BounTCHA: A CAPTCHA Utilizing Boundary Identification in Guided Generative AI-extended Videos
Lehao Lin, Ke Wang, Maha Abdallah, Wei Cai
TL;DR
The paper addresses the rising capability of AI-powered bots to defeat traditional CAPTCHAs by proposing BounTCHA, a boundary-identification CAPTCHA built on guided AI-extended videos. It combines a data-generation pipeline that uses content understanding, last-frame prompts, and AI video extension to create a recognizable boundary, then tests human performance and security against random, database, and multimodal-attacks.
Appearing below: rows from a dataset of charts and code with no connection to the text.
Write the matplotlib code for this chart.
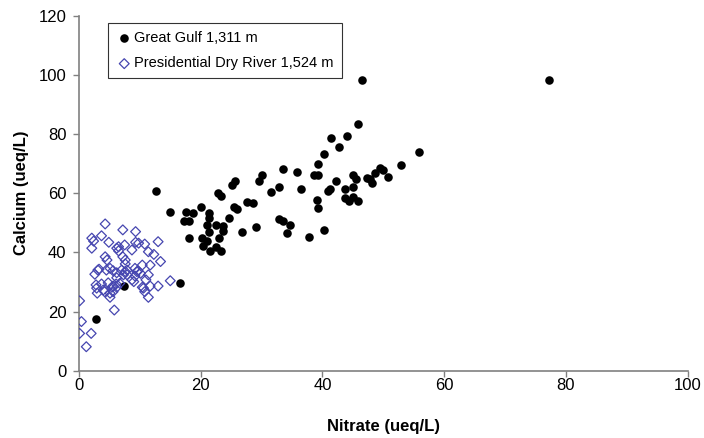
import matplotlib
matplotlib.use('Agg')
import matplotlib.pyplot as plt

plt.rcParams['font.family'] = ['Liberation Sans', 'DejaVu Sans']

# ── Datos: Great Gulf 1,311 m (nitrato, calcio) ────────────────────────
gg_nitrate = [2.8, 7.4, 16.6, 12.6, 14.9, 17.6, 18.8, 20.0, 21.3, 21.4,
              17.3, 18.1, 21.0, 22.5, 23.6, 23.6, 24.7, 21.3, 18.1, 20.2,
              21.0, 20.4, 21.5, 22.5, 23.4, 23.0, 22.9, 23.3, 25.1, 25.6,
              25.5, 26.0, 27.6, 26.8, 41.4, 44.1, 42.8, 40.2, 39.3, 38.6,
              39.3, 42.3, 41.2, 40.9, 43.7, 43.7, 44.3, 39.1, 39.3, 33.6,
              35.8, 30.0, 29.5, 32.9, 31.5, 36.5, 28.6, 32.9, 33.6, 34.7,
              34.1, 29.1, 37.8, 40.2, 46.5, 45.8, 55.8, 52.9, 49.5, 50.0,
              48.6, 50.8, 47.3, 47.8, 48.1, 45.0, 45.5, 45.0, 45.0, 45.8,
              77.2]
gg_calcium = [17.6, 28.6, 29.5, 60.9, 53.8, 53.8, 53.2, 55.2, 53.4, 51.7,
              50.6, 50.6, 49.3, 49.3, 48.9, 47.2, 51.6, 47.0, 44.8, 44.8,
              43.9, 42.2, 40.6, 41.7, 40.4, 45.0, 60.0, 59.0, 62.8, 64.2,
              55.4, 54.6, 57.1, 46.8, 78.6, 79.3, 75.7, 73.2, 69.8, 66.2,
              66.2, 64.1, 61.3, 60.8, 61.3, 58.3, 57.5, 57.7, 54.9, 68.2,
              67.1, 66.2, 64.1, 62.2, 60.5, 61.4, 56.6, 51.2, 50.6, 49.2,
              46.7, 48.7, 45.3, 47.6, 98.3, 83.3, 74.0, 69.5, 68.4, 67.9,
              66.9, 65.6, 65.0, 64.7, 63.4, 66.2, 64.7, 62.2, 58.8, 57.4,
              98.3]

# ── Datos: Presidential Dry River 1,524 m ──────────────────────────────
pdr_nitrate = [4.3, 7.2, 9.3, 3.7, 2.1, 2.4, 2.1, 4.9, 7.5, 6.2,
               6.5, 9.3, 9.8, 10.8, 8.7, 13.0, 11.4, 12.3, 13.4, 7.2,
               7.6, 11.7, 10.4, 4.3, 4.6, 3.1, 2.6, 7.6, 7.9, 9.7,
               10.1, 11.4, 9.0, 2.8, 3.7, 5.6, 6.1, 10.4, 11.7, 13.0,
               3.0, 4.2, 5.1, 5.6, 5.1, 10.6, 10.8, 11.4, 5.8, 0.1,
               0.4, 0.1, 2.0, 1.2, 15.0, 3.3, 4.5, 5.1, 5.6, 7.6,
               7.9, 7.0, 7.3, 9.2, 9.5, 9.2, 8.7, 6.2, 6.2, 4.8,
               5.4, 4.0, 6.7, 6.2, 11.0, 2.9, 6.5]
pdr_calcium = [49.6, 47.6, 47.0, 45.6, 44.8, 43.8, 41.4, 43.4, 42.5, 41.4,
               40.5, 43.4, 43.1, 42.8, 40.8, 43.6, 40.2, 39.3, 36.9, 38.5,
               37.4, 35.7, 35.7, 38.5, 37.4, 34.0, 32.6, 33.5, 32.4, 33.7,
               32.9, 32.4, 30.1, 29.0, 29.3, 28.6, 29.3, 28.2, 28.6, 28.6,
               26.2, 26.7, 26.2, 26.7, 24.8, 27.9, 26.7, 24.8, 20.5, 23.6,
               16.6, 12.6, 12.6, 8.1, 30.4, 34.3, 34.0, 34.6, 33.8, 36.1,
               34.0, 34.0, 32.4, 34.6, 33.5, 32.0, 30.7, 33.1, 31.4, 29.7,
               28.2, 27.3, 29.5, 28.2, 30.7, 27.9, 41.9]

x_ticks = [0, 20, 40, 60, 80, 100]
y_ticks = [0, 20, 40, 60, 80, 100, 120]

# ── Gráfica ────────────────────────────────────────────────────────────
fig = plt.figure(figsize=(7.04, 4.38), dpi=100)
ax = fig.add_axes([0.1122, 0.1537, 0.8644, 0.8105])

ax.scatter(gg_nitrate, gg_calcium, s=38, marker='o', color='black',
           linewidths=0, label='Great Gulf 1,311 m', zorder=3)
ax.scatter(pdr_nitrate, pdr_calcium, s=25, marker='D', facecolors='none',
           edgecolors='#4646b0', linewidths=0.9,
           label='Presidential Dry River 1,524 m', zorder=4)

ax.set_xlim(0, 100)
ax.set_ylim(0, 120)
ax.set_xticks(x_ticks)
ax.set_yticks(y_ticks)
ax.tick_params(direction='out', length=4, width=1, color='#808080',
               labelsize=12)
ax.tick_params(axis='x', pad=1)
ax.tick_params(axis='y', pad=5)

for side in ['top', 'right']:
    ax.spines[side].set_visible(False)
for side in ['left', 'bottom']:
    ax.spines[side].set_color('#808080')
    ax.spines[side].set_linewidth(1.2)

ax.set_xlabel('Nitrate (ueq/L)', fontsize=12, fontweight='bold', labelpad=19)
ax.set_ylabel('Calcium (ueq/L)', fontsize=12, fontweight='bold', labelpad=7)

leg = ax.legend(loc='upper left', bbox_to_anchor=(0.048, 0.98), fontsize=10.5,
                frameon=True, fancybox=False, handletextpad=0.15,
                handlelength=1.1, borderpad=0.55, labelspacing=0.8,
                borderaxespad=0)
leg.get_frame().set_edgecolor('black')
leg.get_frame().set_linewidth(0.8)

plt.savefig('out.png', dpi=100)
plt.close()
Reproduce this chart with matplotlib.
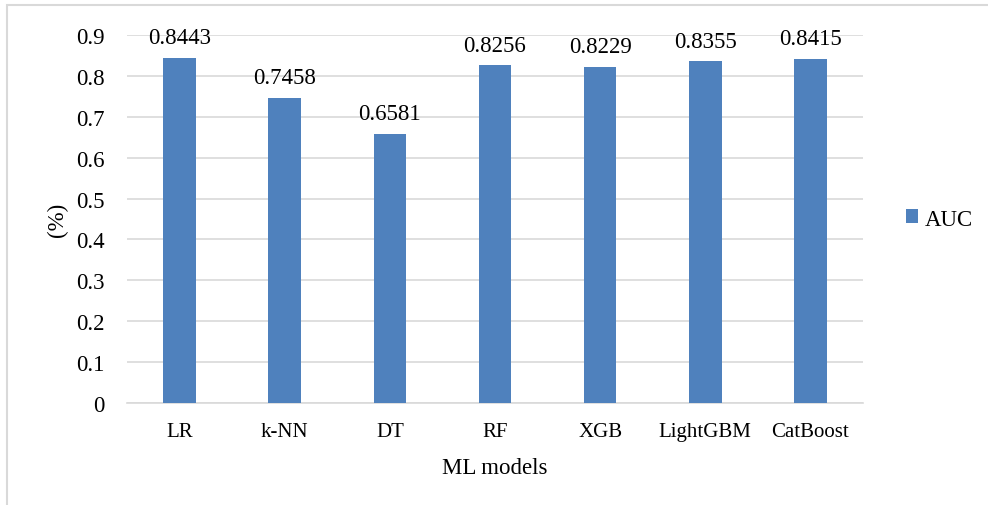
import matplotlib.pyplot as plt
from matplotlib.patches import Rectangle

models = ['LR', 'k-NN', 'DT', 'RF', 'XGB', 'LightGBM', 'CatBoost']
auc = [0.8443, 0.7458, 0.6581, 0.8256, 0.8229, 0.8355, 0.8415]
yticks = [0, 0.1, 0.2, 0.3, 0.4, 0.5, 0.6, 0.7, 0.8, 0.9]

BLUE = '#4F81BD'
GRID = '#D9D9D9'

plt.rcParams['font.family'] = ['Liberation Serif', 'DejaVu Serif']
plt.rcParams['font.size'] = 16.5

W, H = 988, 506
fig = plt.figure(figsize=(W / 100, H / 100), dpi=100)

# chart frame (light grey border, cut off at right/bottom)
fig.patches.append(Rectangle((7 / W, -0.05), 1.2, (H - 6) / H + 0.05,
                             transform=fig.transFigure, fill=False,
                             edgecolor=GRID, linewidth=1.5))

ax = fig.add_axes([127 / W, (H - 404) / H, (863 - 127) / W, (404 - 36) / H])
x = range(len(models))
bars = ax.bar(x, auc, width=0.31, color=BLUE, label='AUC', zorder=3)

for xi, v in zip(x, auc):
    ax.annotate(f'{v:.4f}', (xi, v), xytext=(0, 7), textcoords='offset points',
                ha='center', va='bottom', fontsize=16.5)

ax.set_xlim(-0.5, len(models) - 0.5)
ax.set_ylim(0, 0.9)
ax.set_yticks(yticks)
ax.set_yticklabels(['0' if t == 0 else f'{t:.1f}' for t in yticks])
ax.set_xticks(list(x))
ax.set_xticklabels(models, fontsize=15)
ax.grid(axis='y', color=GRID, linewidth=1.2, zorder=0)
ax.tick_params(length=0)
ax.tick_params(axis='y', pad=16)
ax.tick_params(axis='x', pad=14)
for s in ['top', 'right', 'left']:
    ax.spines[s].set_visible(False)
ax.spines['bottom'].set_color(GRID)
ax.spines['bottom'].set_linewidth(1.2)

ax.set_xlabel('ML models', labelpad=11)
ax.set_ylabel('(%)', labelpad=6)

ax.legend(loc='center left', bbox_to_anchor=(1.03, 0.5), frameon=False,
          handlelength=0.55, handleheight=0.55, handletextpad=0.3)

fig.savefig('out.png', dpi=100)
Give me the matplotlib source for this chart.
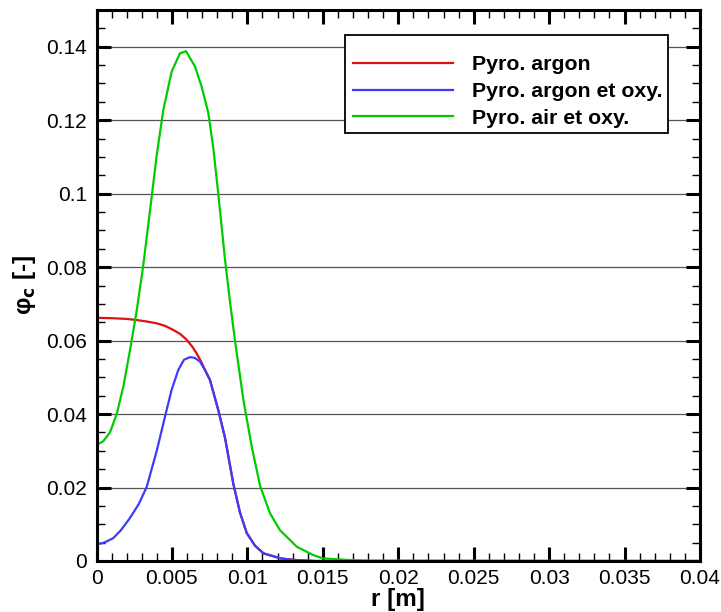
import matplotlib
matplotlib.use("Agg")
import matplotlib.pyplot as plt
from matplotlib.ticker import MultipleLocator, FuncFormatter
from matplotlib.patches import Rectangle

# ---- data ----
r_argon = [0, 0.001, 0.002, 0.00266, 0.00333, 0.00399, 0.00455, 0.00509, 0.00555, 0.00598,
           0.00632, 0.00664, 0.00692, 0.00719, 0.00752, 0.00807, 0.00852, 0.00907, 0.00951,
           0.00996, 0.0105, 0.01106, 0.0122, 0.0131, 0.0145, 0.04]
phi_argon = [0.0662, 0.0661, 0.0659, 0.0656, 0.0652, 0.0647, 0.0640, 0.0629, 0.0618, 0.0602,
             0.0585, 0.0565, 0.0544, 0.0520, 0.0493, 0.0411, 0.0335, 0.0210, 0.0132,
             0.0076, 0.0042, 0.0021, 0.0007, 0.0003, 0.0, 0.0]

r_argon_oxy = [0, 0.0005, 0.0011, 0.0016, 0.0022, 0.0028, 0.00333, 0.00398, 0.00454, 0.00498,
               0.00542, 0.0058, 0.0062, 0.0065, 0.00686, 0.00719, 0.00752, 0.00807, 0.00852,
               0.00907, 0.00951, 0.00996, 0.0105, 0.01106, 0.0122, 0.0131, 0.0145, 0.04]
phi_argon_oxy = [0.0045, 0.0050, 0.0062, 0.0083, 0.0116, 0.0155, 0.0202, 0.0298, 0.0393, 0.0466,
                 0.0520, 0.0548, 0.0555, 0.0553, 0.0543, 0.0520, 0.0493, 0.0411, 0.0335,
                 0.0210, 0.0132, 0.0076, 0.0042, 0.0021, 0.0007, 0.0003, 0.0, 0.0]

r_air_oxy = [0, 0.00045, 0.00089, 0.00134, 0.00178, 0.00222, 0.00267, 0.0031, 0.00366, 0.00399,
             0.00443, 0.00498, 0.00553, 0.00593, 0.00653, 0.00697, 0.00741, 0.00774, 0.00807,
             0.00852, 0.00885, 0.00918, 0.00973, 0.01029, 0.01084, 0.0115, 0.01216, 0.01327,
             0.01437, 0.01503, 0.0166, 0.0181, 0.04]
phi_air_oxy = [0.0316, 0.0326, 0.0350, 0.0400, 0.0475, 0.0574, 0.0683, 0.0805, 0.0992, 0.1105,
               0.1228, 0.1332, 0.1382, 0.1388, 0.1346, 0.1291, 0.1220, 0.1125, 0.1000,
               0.0820, 0.0705, 0.0600, 0.0440, 0.0311, 0.0205, 0.0130, 0.0084, 0.0039,
               0.0016, 0.0007, 0.0003, 0.0001, 0.0]

labels = ["Pyro. argon", "Pyro. argon et oxy.", "Pyro. air et oxy."]
colors = ["#dd1111", "#3c3cff", "#00cc00"]

tick_font = ["Liberation Sans", "DejaVu Sans"]

fig = plt.figure(figsize=(7.21, 6.12), dpi=100)
ax = fig.add_axes([96.5 / 721, (612 - 561) / 612, (700 - 96.5) / 721, (561 - 10) / 612])

ax.plot(r_argon, phi_argon, color=colors[0], lw=1.6, label=labels[0])
ax.plot(r_argon_oxy, phi_argon_oxy, color=colors[1], lw=1.6, label=labels[1])
ax.plot(r_air_oxy, phi_air_oxy, color=colors[2], lw=1.6, label=labels[2])

ax.set_xlim(0, 0.04)
ax.set_ylim(0, 0.15)
ax.xaxis.set_major_locator(MultipleLocator(0.005))
ax.xaxis.set_minor_locator(MultipleLocator(0.001))
ax.yaxis.set_major_locator(MultipleLocator(0.02))
ax.yaxis.set_minor_locator(MultipleLocator(0.005))

def fmt(v, pos):
    s = f"{v:.3f}".rstrip("0").rstrip(".")
    return "0" if abs(v) < 1e-12 else s

ax.xaxis.set_major_formatter(FuncFormatter(fmt))
ax.yaxis.set_major_formatter(FuncFormatter(fmt))

ax.grid(True, axis="y", which="major", color="#555555", lw=0.9)
ax.set_axisbelow(True)

ax.tick_params(which="both", direction="in", top=True, right=True)
ax.tick_params(axis="x", which="major", length=10, width=2.2, pad=6)
ax.tick_params(axis="y", which="major", length=10, width=2.2, pad=7)
ax.tick_params(which="minor", length=5.5, width=1.0)
for sp in ax.spines.values():
    sp.set_linewidth(2.2)

for lab in ax.get_xticklabels() + ax.get_yticklabels():
    lab.set_family(tick_font)
    lab.set_fontsize(15)

ax.set_xlabel("r [m]", family=tick_font, fontsize=17.5, fontweight="bold", labelpad=0)
ax.set_ylabel("\u03c6$_{\\mathbf{c}}$ [-]", family=tick_font, fontsize=17.5,
              fontweight="bold", labelpad=6)

# legend frame
rect = Rectangle((0.4118, 0.7768), 0.947 - 0.4118, 0.9546 - 0.7768, transform=ax.transAxes,
                 facecolor="white", edgecolor="black", lw=1.3, zorder=4.5)
ax.add_patch(rect)

leg = ax.legend(loc="center left", bbox_to_anchor=(0.425, 0.852), frameon=False,
                handlelength=4.7, handletextpad=0.88, labelspacing=0.37, borderpad=0,
                borderaxespad=0,
                prop={"family": tick_font, "weight": "bold", "size": 15.3})
leg.set_zorder(6)
for line in leg.get_lines():
    line.set_linewidth(1.6)

fig.savefig("out.png", dpi=100)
Key contributions include (i) a practical data-generation and prototype pipeline, (ii) empirical characterization of human time biases for boundary detection, and (iii) a comprehensive security analysis showing resilience against several attacker classes. The work demonstrates that human perception of video boundaries, amplified by controlled AI extensions, can effectively separate humans from bots, offering a scalable defense for web services in the AI-enhanced era.
Abstract
In recent years, the rapid development of artificial intelligence (AI) especially multi-modal Large Language Models (MLLMs), has enabled it to understand text, images, videos, and other multimedia data, allowing AI systems to execute various tasks based on human-provided prompts. However, AI-powered bots have increasingly been able to bypass most existing CAPTCHA systems, posing significant security threats to web applications. This makes the design of new CAPTCHA mechanisms an urgent priority. We observe that humans are highly sensitive to shifts and abrupt changes in videos, while current AI systems still struggle to comprehend and respond to such situations effectively. Based on this observation, we design and implement BounTCHA, a CAPTCHA mechanism that leverages human perception of boundaries in video transitions and disruptions. By utilizing generative AI's capability to extend original videos with prompts, we introduce unexpected twists and changes to create a pipeline for generating guided short videos for CAPTCHA purposes. We develop a prototype and conduct experiments to collect data on humans' time biases in boundary identification. This data serves as a basis for distinguishing between human users and bots. Additionally, we perform a detailed security analysis of BounTCHA, demonstrating its resilience against various types of attacks. We hope that BounTCHA will act as a robust defense, safeguarding millions of web applications in the AI-driven era.